A Placentia rail project, whose director has been criticized by community activists for the size of his salary, is seeking an emergency loan of $11.8 million from the Orange County Transportation Authority to keep the project from going broke.

Representatives of OnTrac, the small government agency spearheading the project, requested the money this week, saying it is “desperately needed” to complete a major right-of-way purchase and keep construction going along a five-mile rail corridor through south Placentia.

The agency is “experiencing an emergency funding problem” because of the state budget crisis and the inability to get more financial support from the California Transportation Commission, OnTrac officials told OCTA.

“Without this money, the project is on hold,” said Placentia City Councilman Scott Brady, who is also an OnTrac board member.


The financial pinch has prompted community activists to question how well OnTrac has been managed and whether it was a good idea to move forward with right-of-way purchases and major construction after potential cuts in state transportation spending were announced late last year.

OnTrac spent money it simply did not have, critics say, and has now put the project at risk.

“They waited for the rail fairies to show up with the money, but they failed to consider the very real consequences if the money did not show up,” said Craig Green, a city activist and member of Citizens for a Better Placentia.

The project, which has been underway since the late 1990s, is designed to improve the speed and safety of rail traffic by building crossings at busy streets and placing tracks below ground level in a concrete trench. The project also is viewed as a way to accommodate the dramatic growth in cargo moving to and from the ports of Los Angeles and Long Beach.

OnTrac has received about $16 million of $28 million earmarked for it by a state program. The balance might not be forthcoming for at least a year because of the state’s giant budget gap.

The situation is especially urgent, OnTrac officials say, because they have negotiated a $5.57-million deal through eminent domain proceedings to buy Office Depot’s property on Placentia Avenue. The company moved the store to Fullerton four months ago to make way for a new crossing.
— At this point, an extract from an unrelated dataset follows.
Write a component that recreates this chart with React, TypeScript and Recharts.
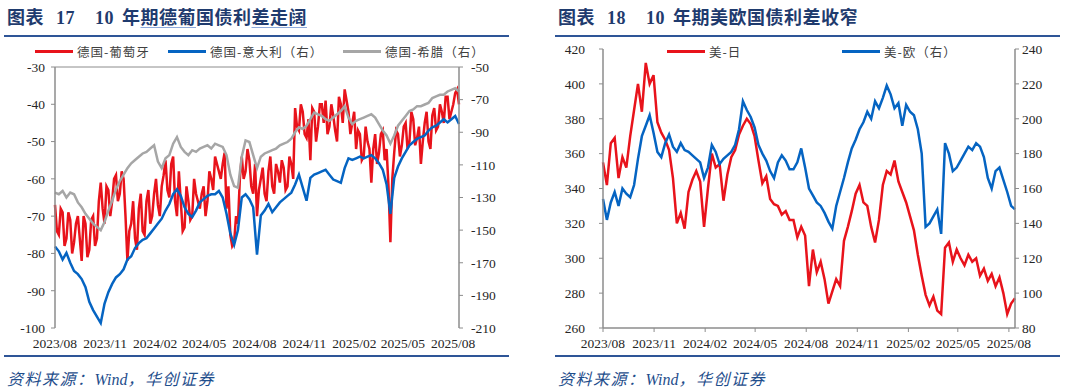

The deal was reached while cuts in state transportation funds loomed. Brady said OnTrac needs the loan from OCTA to complete the Office Depot acquisition or face legal problems.

During an OCTA committee hearing Monday, member and county Supervisor Chris Norby said he is concerned about the salary of Christopher Becker, the project’s executive director. Becker, Placentia’s former public works director, was hired as a consultant to run OnTrac.


Last fiscal year, his earnings were about $500,000, counting his public works pay and consultancy, according to city records, making him one of the state’s highest-paid transit officials. His contract was renegotiated downward in March, but he still has the potential to make almost $300,000 a year, plus 15% of consulting contracts for the project.

Becker has defended his salary, saying he has been an integral part of the project since its beginning and has developed expertise in dealing with the railroad companies.